**STATED EXERCISE**
Exactly repeat the material, dropping every picture from the copy.

**DATA LINES**
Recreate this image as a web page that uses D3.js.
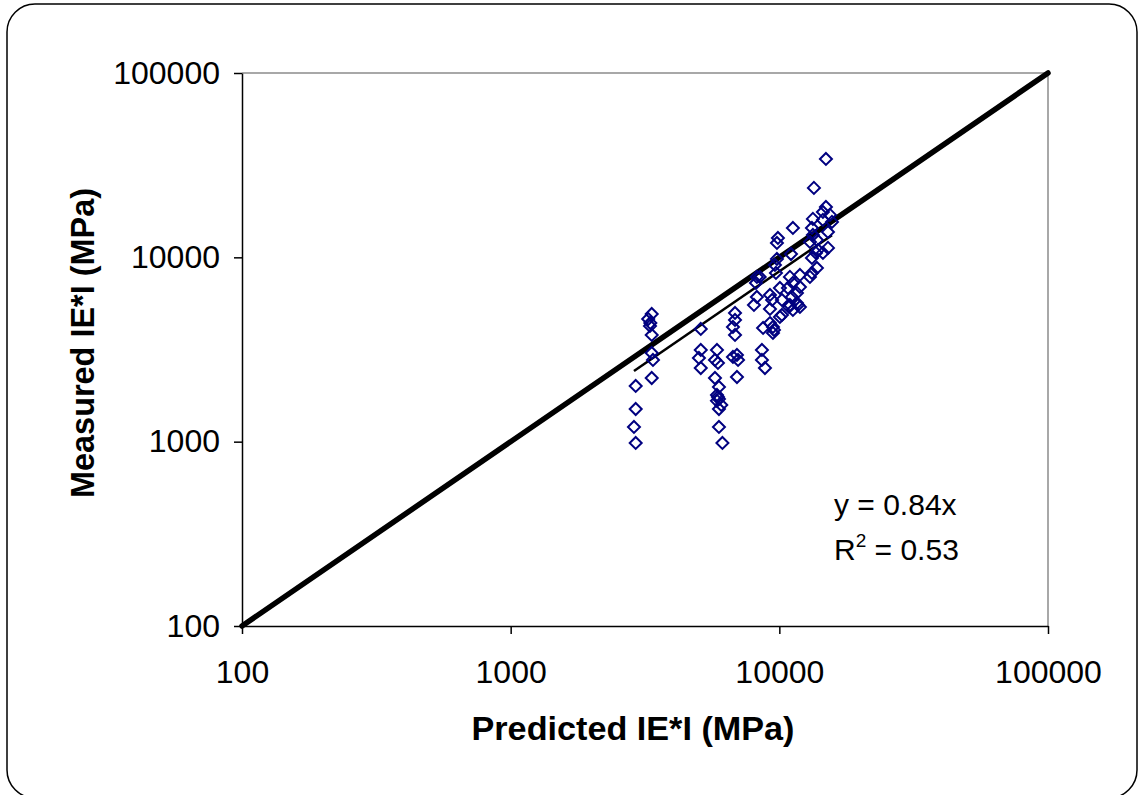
<!DOCTYPE html>
<html>
<head>
<meta charset="utf-8">
<script src="https://cdn.jsdelivr.net/npm/d3@7"></script>
<style>
  body { margin: 0; background: #fff; }
  svg text { font-family: Arial, "Liberation Sans", sans-serif; }
</style>
</head>
<body>
<div id="chart"></div>
<script>
// Predicted vs measured IE*I values (MPa)
const predicted = [
  2920, 2877, 2920, 2920, 3350, 3250, 3310, 3300, 3350, 3350, 3386, 3350,
  5100, 5100, 5020, 5100,
  5860, 5760, 5910, 5760, 5960, 5860, 5910, 5960, 5860, 6080, 5960, 5960, 6140,
  6840, 6840, 6720, 6840, 6955, 6720, 7020, 6955,
  8250, 8184, 8250, 8045, 8614, 8614, 8840, 8700, 8450,
  9797, 9797, 9630, 9714, 10050, 9228, 9400, 9228, 10050, 9468, 9550, 9468, 9228, 9880, 10226, 10226,
  11050, 10950, 11234, 10766, 11630, 10860, 11234, 11730, 11930, 11930, 11234, 10950, 11140, 11930, 11630,
  14910, 13450, 14910, 14530, 15430, 13335, 14530, 15700, 13225, 15170, 13335, 13800, 13000,
  15170, 13685, 13225, 13920, 13800, 13225, 13000, 14530
];
const measured = [
  984, 1202, 1504, 2006, 4930, 4630, 4405, 4245, 3793, 3030, 2776, 2216,
  4088, 3145, 2846, 2511,
  3145, 2776, 2673, 2216, 1981, 1792, 1748, 1705, 1665, 1582, 1504, 1202, 984,
  4993, 4575, 4192, 3793, 2954, 2881, 2776, 2244,
  7830, 7262, 6098, 5516, 3145, 2776, 2511, 4140, 7830,
  11970, 9800, 9094, 8230, 6823, 6252, 5874, 5248, 4749, 4192, 4040, 3888, 4400, 12740, 5874, 4869,
  10430, 7830, 7262, 6823, 6412, 5381, 5183, 5516, 8025, 6908, 14440, 5516, 6098, 5381, 5656,
  34190, 23800, 18770, 17630, 16990, 16160, 15960, 15570, 14440, 13730, 13230, 12430, 12120,
  11250, 10570, 9925, 10970, 8760, 8230, 7830, 10570
];
const tickValues = [100, 1000, 10000, 100000];
const slope = 0.84;
const equationText = "y = 0.84x";
const r2Text = " = 0.53";

const W = 1138, H = 795;
const margin = { top: 73, right: 90, bottom: 169, left: 242 };

const svg = d3.select("#chart").append("svg")
  .attr("width", W)
  .attr("height", H);

// outer rounded frame
svg.append("rect")
  .attr("x", 7).attr("y", 4)
  .attr("width", 1130).attr("height", 794)
  .attr("rx", 28).attr("ry", 28)
  .attr("fill", "none")
  .attr("stroke", "#000")
  .attr("stroke-width", 1.5);

const x = d3.scaleLog().domain([100, 100000]).range([margin.left, W - margin.right]);
const y = d3.scaleLog().domain([100, 100000]).range([H - margin.bottom, margin.top]);

// gray top / right border of plot area
svg.append("path")
  .attr("d", `M${x(100)},${y(100000)}H${x(100000)}V${y(100)}`)
  .attr("fill", "none")
  .attr("stroke", "#8c8c8c")
  .attr("stroke-width", 1.5);

// axes
const xAxis = svg.append("g")
  .attr("transform", `translate(0,${y(100)})`)
  .call(d3.axisBottom(x).tickValues(tickValues).tickFormat(d3.format("d"))
    .tickSize(8).tickSizeOuter(0).tickPadding(26));
const yAxis = svg.append("g")
  .attr("transform", `translate(${x(100)},0)`)
  .call(d3.axisLeft(y).tickValues(tickValues).tickFormat(d3.format("d"))
    .tickSize(8).tickSizeOuter(0).tickPadding(14));

[xAxis, yAxis].forEach(a => {
  a.select(".domain").attr("stroke", "#000").attr("stroke-width", 1.5);
  a.selectAll(".tick line").attr("stroke", "#000").attr("stroke-width", 1.5);
  a.selectAll(".tick text")
    .attr("font-family", "Arial, 'Liberation Sans', sans-serif")
    .attr("font-size", 32)
    .attr("fill", "#000");
});

// 1:1 line
svg.append("line")
  .attr("x1", x(100)).attr("y1", y(100))
  .attr("x2", x(100000)).attr("y2", y(100000))
  .attr("stroke", "#000")
  .attr("stroke-width", 5.5)
  .attr("stroke-linecap", "round");

// trendline y = 0.84x across the data range
const xr = d3.extent(predicted);
svg.append("path")
  .datum(xr)
  .attr("d", d3.line().x(d => x(d)).y(d => y(d * slope)))
  .attr("fill", "none")
  .attr("stroke", "#000")
  .attr("stroke-width", 2.5);

// markers (hollow diamonds)
const pts = predicted.map((p, i) => ({ p, m: measured[i] }));
svg.selectAll(".pt")
  .data(pts)
  .enter()
  .append("path")
  .attr("class", "pt")
  .attr("transform", d => `translate(${x(d.p)},${y(d.m)})`)
  .attr("d", "M0,-6L6,0L0,6L-6,0Z")
  .attr("fill", "none")
  .attr("stroke", "#000080")
  .attr("stroke-width", 2);

// axis titles
svg.append("text")
  .attr("x", 633).attr("y", 740)
  .attr("text-anchor", "middle")
  .attr("font-size", 33)
  .attr("font-weight", "bold")
  .text("Predicted IE*I (MPa)")
  .attr("textLength", 323).attr("lengthAdjust", "spacingAndGlyphs");

svg.append("text")
  .attr("transform", "translate(94,343) rotate(-90)")
  .attr("text-anchor", "middle")
  .attr("font-size", 33)
  .attr("font-weight", "bold")
  .text("Measured IE*I (MPa)")
  .attr("textLength", 310).attr("lengthAdjust", "spacingAndGlyphs");

// equation labels
svg.append("text")
  .attr("x", 834).attr("y", 515)
  .attr("font-size", 30)
  .text(equationText);

const r2 = svg.append("text")
  .attr("x", 834).attr("y", 560)
  .attr("font-size", 30);
r2.append("tspan").text("R");
r2.append("tspan").attr("dy", -13).attr("font-size", 19).text("2");
r2.append("tspan").attr("dy", 13).text(r2Text);
</script>
</body>
</html>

**RESULT FOR THIS EXERCISE**
Recreate this image as a web page that uses D3.js.
<!DOCTYPE html>
<html>
<head>
<meta charset="utf-8">
<script src="https://cdn.jsdelivr.net/npm/d3@7"></script>
<style>
  body { margin: 0; background: #fff; }
  svg text { font-family: Arial, "Liberation Sans", sans-serif; }
</style>
</head>
<body>
<div id="chart"></div>
<script>
// Predicted vs measured IE*I values (MPa)
const predicted = [
  2920, 2877, 2920, 2920, 3350, 3250, 3310, 3300, 3350, 3350, 3386, 3350,
  5100, 5100, 5020, 5100,
  5860, 5760, 5910, 5760, 5960, 5860, 5910, 5960, 5860, 6080, 5960, 5960, 6140,
  6840, 6840, 6720, 6840, 6955, 6720, 7020, 6955,
  8250, 8184, 8250, 8045, 8614, 8614, 8840, 8700, 8450,
  9797, 9797, 9630, 9714, 10050, 9228, 9400, 9228, 10050, 9468, 9550, 9468, 9228, 9880, 10226, 10226,
  11050, 10950, 11234, 10766, 11630, 10860, 11234, 11730, 11930, 11930, 11234, 10950, 11140, 11930, 11630,
  14910, 13450, 14910, 14530, 15430, 13335, 14530, 15700, 13225, 15170, 13335, 13800, 13000,
  15170, 13685, 13225, 13920, 13800, 13225, 13000, 14530
];
const measured = [
  984, 1202, 1504, 2006, 4930, 4630, 4405, 4245, 3793, 3030, 2776, 2216,
  4088, 3145, 2846, 2511,
  3145, 2776, 2673, 2216, 1981, 1792, 1748, 1705, 1665, 1582, 1504, 1202, 984,
  4993, 4575, 4192, 3793, 2954, 2881, 2776, 2244,
  7830, 7262, 6098, 5516, 3145, 2776, 2511, 4140, 7830,
  11970, 9800, 9094, 8230, 6823, 6252, 5874, 5248, 4749, 4192, 4040, 3888, 4400, 12740, 5874, 4869,
  10430, 7830, 7262, 6823, 6412, 5381, 5183, 5516, 8025, 6908, 14440, 5516, 6098, 5381, 5656,
  34190, 23800, 18770, 17630, 16990, 16160, 15960, 15570, 14440, 13730, 13230, 12430, 12120,
  11250, 10570, 9925, 10970, 8760, 8230, 7830, 10570
];
const tickValues = [100, 1000, 10000, 100000];
const slope = 0.84;
const equationText = "y = 0.84x";
const r2Text = " = 0.53";

const W = 1138, H = 795;
const margin = { top: 73, right: 90, bottom: 169, left: 242 };

const svg = d3.select("#chart").append("svg")
  .attr("width", W)
  .attr("height", H);

// outer rounded frame
svg.append("rect")
  .attr("x", 7).attr("y", 4)
  .attr("width", 1130).attr("height", 794)
  .attr("rx", 28).attr("ry", 28)
  .attr("fill", "none")
  .attr("stroke", "#000")
  .attr("stroke-width", 1.5);

const x = d3.scaleLog().domain([100, 100000]).range([margin.left, W - margin.right]);
const y = d3.scaleLog().domain([100, 100000]).range([H - margin.bottom, margin.top]);

// gray top / right border of plot area
svg.append("path")
  .attr("d", `M${x(100)},${y(100000)}H${x(100000)}V${y(100)}`)
  .attr("fill", "none")
  .attr("stroke", "#8c8c8c")
  .attr("stroke-width", 1.5);

// axes
const xAxis = svg.append("g")
  .attr("transform", `translate(0,${y(100)})`)
  .call(d3.axisBottom(x).tickValues(tickValues).tickFormat(d3.format("d"))
    .tickSize(8).tickSizeOuter(0).tickPadding(26));
const yAxis = svg.append("g")
  .attr("transform", `translate(${x(100)},0)`)
  .call(d3.axisLeft(y).tickValues(tickValues).tickFormat(d3.format("d"))
    .tickSize(8).tickSizeOuter(0).tickPadding(14));

[xAxis, yAxis].forEach(a => {
  a.select(".domain").attr("stroke", "#000").attr("stroke-width", 1.5);
  a.selectAll(".tick line").attr("stroke", "#000").attr("stroke-width", 1.5);
  a.selectAll(".tick text")
    .attr("font-family", "Arial, 'Liberation Sans', sans-serif")
    .attr("font-size", 32)
    .attr("fill", "#000");
});

// 1:1 line
svg.append("line")
  .attr("x1", x(100)).attr("y1", y(100))
  .attr("x2", x(100000)).attr("y2", y(100000))
  .attr("stroke", "#000")
  .attr("stroke-width", 5.5)
  .attr("stroke-linecap", "round");

// trendline y = 0.84x across the data range
const xr = d3.extent(predicted);
svg.append("path")
  .datum(xr)
  .attr("d", d3.line().x(d => x(d)).y(d => y(d * slope)))
  .attr("fill", "none")
  .attr("stroke", "#000")
  .attr("stroke-width", 2.5);

// markers (hollow diamonds)
const pts = predicted.map((p, i) => ({ p, m: measured[i] }));
svg.selectAll(".pt")
  .data(pts)
  .enter()
  .append("path")
  .attr("class", "pt")
  .attr("transform", d => `translate(${x(d.p)},${y(d.m)})`)
  .attr("d", "M0,-6L6,0L0,6L-6,0Z")
  .attr("fill", "none")
  .attr("stroke", "#000080")
  .attr("stroke-width", 2);

// axis titles
svg.append("text")
  .attr("x", 633).attr("y", 740)
  .attr("text-anchor", "middle")
  .attr("font-size", 33)
  .attr("font-weight", "bold")
  .text("Predicted IE*I (MPa)")
  .attr("textLength", 323).attr("lengthAdjust", "spacingAndGlyphs");

svg.append("text")
  .attr("transform", "translate(94,343) rotate(-90)")
  .attr("text-anchor", "middle")
  .attr("font-size", 33)
  .attr("font-weight", "bold")
  .text("Measured IE*I (MPa)")
  .attr("textLength", 310).attr("lengthAdjust", "spacingAndGlyphs");

// equation labels
svg.append("text")
  .attr("x", 834).attr("y", 515)
  .attr("font-size", 30)
  .text(equationText);

const r2 = svg.append("text")
  .attr("x", 834).attr("y", 560)
  .attr("font-size", 30);
r2.append("tspan").text("R");
r2.append("tspan").attr("dy", -13).attr("font-size", 19).text("2");
r2.append("tspan").attr("dy", 13).text(r2Text);
</script>
</body>
</html>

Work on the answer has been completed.